_Written instruction:_
Copy everything in the listing below word for word, apart from any images.

%%

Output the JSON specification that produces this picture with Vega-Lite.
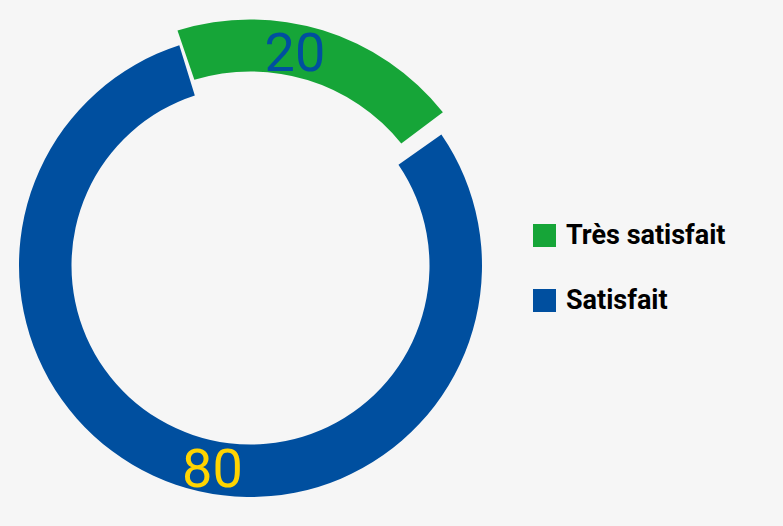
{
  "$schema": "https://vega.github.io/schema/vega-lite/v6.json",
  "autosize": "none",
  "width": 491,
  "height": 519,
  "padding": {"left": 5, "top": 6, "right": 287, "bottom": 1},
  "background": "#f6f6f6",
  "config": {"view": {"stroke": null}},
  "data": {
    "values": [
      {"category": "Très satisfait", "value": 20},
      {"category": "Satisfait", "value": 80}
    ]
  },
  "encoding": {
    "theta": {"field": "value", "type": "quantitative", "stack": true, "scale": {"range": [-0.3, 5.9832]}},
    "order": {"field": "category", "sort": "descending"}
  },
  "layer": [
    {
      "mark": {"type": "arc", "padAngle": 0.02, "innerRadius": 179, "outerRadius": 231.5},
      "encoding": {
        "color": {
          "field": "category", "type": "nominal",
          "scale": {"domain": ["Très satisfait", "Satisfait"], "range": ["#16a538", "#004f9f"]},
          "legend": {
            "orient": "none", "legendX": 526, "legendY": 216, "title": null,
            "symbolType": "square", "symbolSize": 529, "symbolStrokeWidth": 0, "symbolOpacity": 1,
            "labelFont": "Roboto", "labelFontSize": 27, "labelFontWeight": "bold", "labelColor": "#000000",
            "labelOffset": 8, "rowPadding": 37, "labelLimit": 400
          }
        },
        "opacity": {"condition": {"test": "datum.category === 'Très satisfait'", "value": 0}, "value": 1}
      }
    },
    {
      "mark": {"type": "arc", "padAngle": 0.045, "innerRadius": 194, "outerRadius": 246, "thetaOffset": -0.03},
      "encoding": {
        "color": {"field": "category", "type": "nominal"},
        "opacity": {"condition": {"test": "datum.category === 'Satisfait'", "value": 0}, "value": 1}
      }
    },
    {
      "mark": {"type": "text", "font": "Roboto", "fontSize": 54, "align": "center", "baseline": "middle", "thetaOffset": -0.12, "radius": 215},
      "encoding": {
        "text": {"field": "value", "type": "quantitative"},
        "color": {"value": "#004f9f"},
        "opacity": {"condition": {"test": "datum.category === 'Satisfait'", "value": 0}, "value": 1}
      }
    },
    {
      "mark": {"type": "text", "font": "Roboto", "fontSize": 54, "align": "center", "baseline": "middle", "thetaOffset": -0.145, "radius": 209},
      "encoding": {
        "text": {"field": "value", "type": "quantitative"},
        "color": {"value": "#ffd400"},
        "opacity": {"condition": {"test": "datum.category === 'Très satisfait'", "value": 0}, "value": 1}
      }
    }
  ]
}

%%

_Exercise answer:_
Output the JSON specification that produces this picture with Vega-Lite.
{
  "$schema": "https://vega.github.io/schema/vega-lite/v6.json",
  "autosize": "none",
  "width": 491,
  "height": 519,
  "padding": {"left": 5, "top": 6, "right": 287, "bottom": 1},
  "background": "#f6f6f6",
  "config": {"view": {"stroke": null}},
  "data": {
    "values": [
      {"category": "Très satisfait", "value": 20},
      {"category": "Satisfait", "value": 80}
    ]
  },
  "encoding": {
    "theta": {"field": "value", "type": "quantitative", "stack": true, "scale": {"range": [-0.3, 5.9832]}},
    "order": {"field": "category", "sort": "descending"}
  },
  "layer": [
    {
      "mark": {"type": "arc", "padAngle": 0.02, "innerRadius": 179, "outerRadius": 231.5},
      "encoding": {
        "color": {
          "field": "category", "type": "nominal",
          "scale": {"domain": ["Très satisfait", "Satisfait"], "range": ["#16a538", "#004f9f"]},
          "legend": {
            "orient": "none", "legendX": 526, "legendY": 216, "title": null,
            "symbolType": "square", "symbolSize": 529, "symbolStrokeWidth": 0, "symbolOpacity": 1,
            "labelFont": "Roboto", "labelFontSize": 27, "labelFontWeight": "bold", "labelColor": "#000000",
            "labelOffset": 8, "rowPadding": 37, "labelLimit": 400
          }
        },
        "opacity": {"condition": {"test": "datum.category === 'Très satisfait'", "value": 0}, "value": 1}
      }
    },
    {
      "mark": {"type": "arc", "padAngle": 0.045, "innerRadius": 194, "outerRadius": 246, "thetaOffset": -0.03},
      "encoding": {
        "color": {"field": "category", "type": "nominal"},
        "opacity": {"condition": {"test": "datum.category === 'Satisfait'", "value": 0}, "value": 1}
      }
    },
    {
      "mark": {"type": "text", "font": "Roboto", "fontSize": 54, "align": "center", "baseline": "middle", "thetaOffset": -0.12, "radius": 215},
      "encoding": {
        "text": {"field": "value", "type": "quantitative"},
        "color": {"value": "#004f9f"},
        "opacity": {"condition": {"test": "datum.category === 'Satisfait'", "value": 0}, "value": 1}
      }
    },
    {
      "mark": {"type": "text", "font": "Roboto", "fontSize": 54, "align": "center", "baseline": "middle", "thetaOffset": -0.145, "radius": 209},
      "encoding": {
        "text": {"field": "value", "type": "quantitative"},
        "color": {"value": "#ffd400"},
        "opacity": {"condition": {"test": "datum.category === 'Très satisfait'", "value": 0}, "value": 1}
      }
    }
  ]
}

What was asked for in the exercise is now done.